The Justice System is not well delineated in the Confederate States Constitution, probably purposefully. The Confederate States constitution provided for a judicial branch and a Supreme Court. The national court system was to be developed by the legislature. This is covered in section 1 in both constitutions.
In the US version, a second section is included that deal with what the judicial power entails, its power over disputes between states, and its appellate nature. But in the Confederate States of America version, notice the absence of Article III Section 2. When Rhett and his friends on the Constitutional Committee in Montgomery reported out the constitution, there had been a debate as to whether the state or a “federal” court had the final word on what was constitutional, and how disputes among states, and citizens of different states should be decided. Remember, these people wanted states to have the power. So they just left that part out.
The fundamental issue is the question of judicial review. Regional courts remained in action and were very careful and serious about precedents from the “old” system. Mostly, the previous judges continued to serve and seriously tried to preserve justice as they best could. The state supreme courts issued numerous decisions interpreting the Confederate States of America Constitution, often using US SCOTUS precedents. The state courts repeatedly upheld strong powers of the Confederate Congress, especially on military matters.
Baron De Montesquieu, Charles-Louis de Secondat (1689-1755) was a political philosopher and jurist. He understood clearly the use and abuse of the court system. He practiced law for many years under the strong central rule of Louis XIV. The necessity of separation of powers was crystal clear to him. He set out his ideas in L’Espirit de la Loix, or the Spirit of the Laws, which described many of his groundbreaking philosophical ideas. Consequently his philosophy included: Rulers should have limited powers and bound to follow the law, and the power of government must be limited.

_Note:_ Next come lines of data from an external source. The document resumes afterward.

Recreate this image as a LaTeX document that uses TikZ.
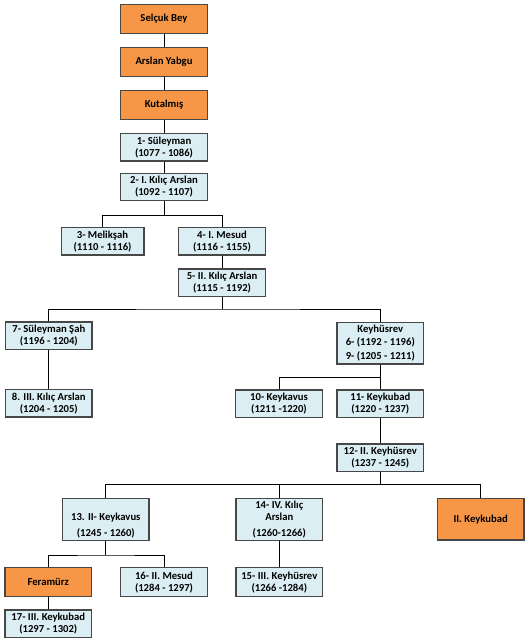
\documentclass[tikz,border=0pt]{standalone}
\usepackage{fontspec}
\setmainfont{Carlito}
\usepackage{xcolor}
\usepackage{tikz}
\usetikzlibrary{positioning}
\definecolor{orangebox}{HTML}{F79646}
\definecolor{bluebox}{HTML}{DBEEF4}
\definecolor{edgegray}{HTML}{474747}
\tikzstyle{sultan} = [draw=edgegray, line width=1pt, fill=bluebox, inner sep=0pt,
  minimum width=64.9pt, minimum height=20.5pt, align=center,
  font=\bfseries\fontsize{8}{9}\selectfont]
\tikzstyle{ancestor} = [sultan, fill=orangebox, minimum height=21.6pt]
\tikzstyle{tall} = [minimum height=31.2pt]
\tikzstyle{link} = [line width=0.75pt, black]

\begin{document}
\begin{tikzpicture}[x=0.75pt, y=-0.75pt]
    \useasboundingbox (0,0) rectangle (529,643);

    % Ancestors
    \node[ancestor] (selcuk) at (164, 19) {Selçuk Bey};
    \node[ancestor] (arslan) at (164, 62) {Arslan Yabgu};
    \node[ancestor] (kutalmis) at (164, 104.8) {Kutalmış};

    % Sultans
    \node[sultan] (s1) at (164, 147.3) {1- Süleyman\\(1077 - 1086)};
    \node[sultan] (s2) at (164, 187) {2- I. Kılıç Arslan\\(1092 - 1107)};
    \node[sultan, minimum width=62pt] (s3) at (102.5, 241.2) {3- Melikşah\\(1110 - 1116)};
    \node[sultan] (s4) at (222, 241.2) {4- I. Mesud\\(1116 - 1155)};
    \node[sultan] (s5) at (222, 282.7) {5- II. Kılıç Arslan\\(1115 - 1192)};
    \node[sultan] (s7) at (48.8, 335.5) {7- Süleyman Şah\\(1196 - 1204)};
    \node[sultan] (s8) at (48.8, 403.3) {8. III. Kılıç Arslan\\(1204 - 1205)};
    \node[sultan, tall] (s6) at (380.3, 343.3) {Keyhüsrev\\[0.5pt]6- (1192 - 1196)\\[1.5pt]9- (1205 - 1211)};
    \node[sultan] (s10) at (279, 403.8) {10- Keykavus\\(1211 -1220)};
    \node[sultan] (s11) at (380.3, 403.8) {11- Keykubad\\(1220 - 1237)};
    \node[sultan] (s12) at (380.3, 457.5) {12- II. Keyhüsrev\\(1237 - 1245)};
    \node[sultan, tall] (s13) at (105.8, 519.5) {\phantom{Kılıç}\\[0.5pt]13. II- Keykavus\\[2.8pt](1245 - 1260)};
    \node[sultan, tall] (s14) at (279.3, 519.5) {14- IV. Kılıç\\[0.5pt]Arslan\\[2.8pt](1260-1266)};
    \node[ancestor, tall] (keykubad) at (480.7, 519.2) {II. Keykubad};
    \node[ancestor] (feramurz) at (48.3, 582.2) {Feramürz};
    \node[sultan, minimum height=21.7pt] (s16) at (164, 582.2) {16- II. Mesud\\(1284 - 1297)};
    \node[sultan, minimum height=21.7pt] (s15) at (279.3, 582.2) {15- III. Keyhüsrev\\(1266 -1284)};
    \node[sultan] (s17) at (48.3, 623.7) {17- III. Keykubad\\(1297 - 1302)};

    % Junctions
    \coordinate (j2) at (164, 215.5);
    \coordinate (j5) at (222, 309);
    \coordinate (j6) at (380.3, 377.7);
    \coordinate (j12) at (380.3, 484.7);
    \coordinate (j13) at (105.8, 555);

    % Connectors
    \draw[link] (selcuk) -- (arslan);
    \draw[link] (arslan) -- (kutalmis);
    \draw[link] (kutalmis) -- (s1);
    \draw[link] (s1) -- (s2);
    \draw[link] (s2.south) -- (j2);
    \draw[link] (s3.north) |- (j2) -| (s4.north);
    \draw[link] (s4) -- (s5);
    \draw[link] (s5.south) -- (j5);
    \draw[link] (s7.north) |- (j5) -| (s6.north);
    \draw[link] (s7) -- (s8);
    \draw[link] (s6) -- (s11);
    \draw[link] (s10.north) |- (j6);
    \draw[link] (s11) -- (s12);
    \draw[link] (s12.south) -- (j12);
    \draw[link] (s13.north) |- (j12) -| (keykubad.north);
    \draw[link] (s14.north) -- (s14.north |- j12);
    \draw[link] (s13.south) -- (j13);
    \draw[link] (feramurz.north) |- (j13) -| (s16.north);
    \draw[link] (s14) -- (s15);
    \draw[link] (feramurz) -- (s17);
\end{tikzpicture}
\end{document}
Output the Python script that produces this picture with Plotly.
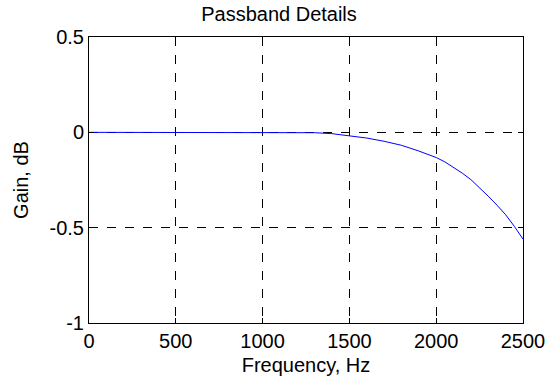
import plotly.graph_objects as go

# Frequency response of the passband (magnitude in dB)
freq_hz = [0, 100, 200, 300, 400, 500, 600, 700, 800, 900, 1000, 1100, 1200,
           1300, 1400, 1500, 1600, 1700, 1800, 1900, 2000, 2050, 2100, 2150,
           2200, 2250, 2300, 2350, 2400, 2450, 2500]
gain_db = [0.0, 0.0, 0.0, 0.0, 0.0, 0.0, 0.0, 0.0, 0.0, 0.0, 0.0, 0.0, 0.0,
           -0.002, -0.007, -0.018, -0.030, -0.047, -0.068, -0.098, -0.132,
           -0.155, -0.183, -0.214, -0.248, -0.290, -0.335, -0.382, -0.432,
           -0.493, -0.560]

x_ticks = [0, 500, 1000, 1500, 2000, 2500]
y_ticks = [-1, -0.5, 0, 0.5]
y_tick_text = ["-1", "-0.5", "0", "0.5"]

font_family = "Liberation Sans, Arial, Helvetica, sans-serif"
font_size = 20

fig = go.Figure()
fig.add_trace(go.Scatter(
    x=freq_hz, y=gain_db, mode="lines",
    line=dict(color="#0000ff", width=1),
    showlegend=False,
))

axis_common = dict(
    showline=True, linecolor="black", linewidth=1, mirror="ticks",
    ticks="inside", ticklen=5, tickcolor="black",
    showgrid=True, gridcolor="black", griddash="dash", gridwidth=1,
    zeroline=False, automargin=False,
    tickfont=dict(family=font_family, size=font_size, color="black"),
)

fig.update_layout(
    width=558, height=385,
    margin=dict(l=89, r=35, t=37, b=62),
    paper_bgcolor="white", plot_bgcolor="white",
    font=dict(family=font_family, size=font_size, color="black"),
    title=dict(text="Passband Details", x=0.5, xanchor="center",
               y=1 - 14 / 385, yanchor="middle",
               font=dict(family=font_family, size=font_size, color="black")),
    xaxis=dict(range=[0, 2500], tickvals=x_ticks,
               title=dict(text="Frequency, Hz", standoff=6,
                          font=dict(family=font_family, size=font_size)),
               **axis_common),
    yaxis=dict(range=[-1, 0.5], tickvals=y_ticks, ticktext=y_tick_text,
               title=dict(text="Gain, dB", standoff=15,
                          font=dict(family=font_family, size=font_size)),
               **axis_common),
)

fig.write_html("out.html")
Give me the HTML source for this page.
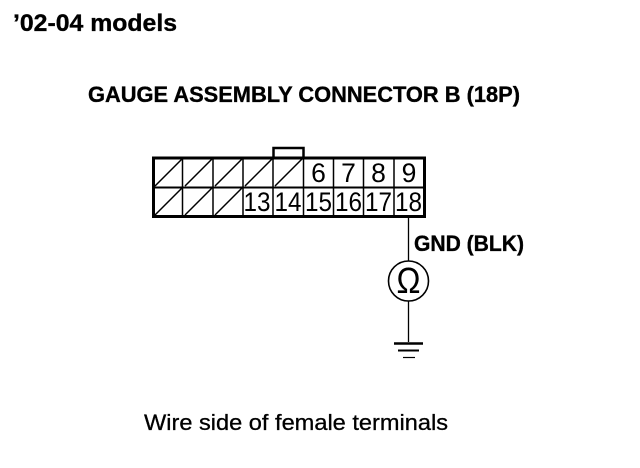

It would not have surprised him in the least that a confederation in which state executives wanted to hold onto power would create huge problems in national level issues. His principle was that so that attempts by one branch of government to infringe on political liberty should be restrained by the other branches (checks and balances). Without separation of powers, political liberty is at risk.
States can not solve judicial problems one by one without precedent. Their potential to overstep their bounds was seen over and over. Certain governors, especially of Georgia, was a serious problem for other states to work with.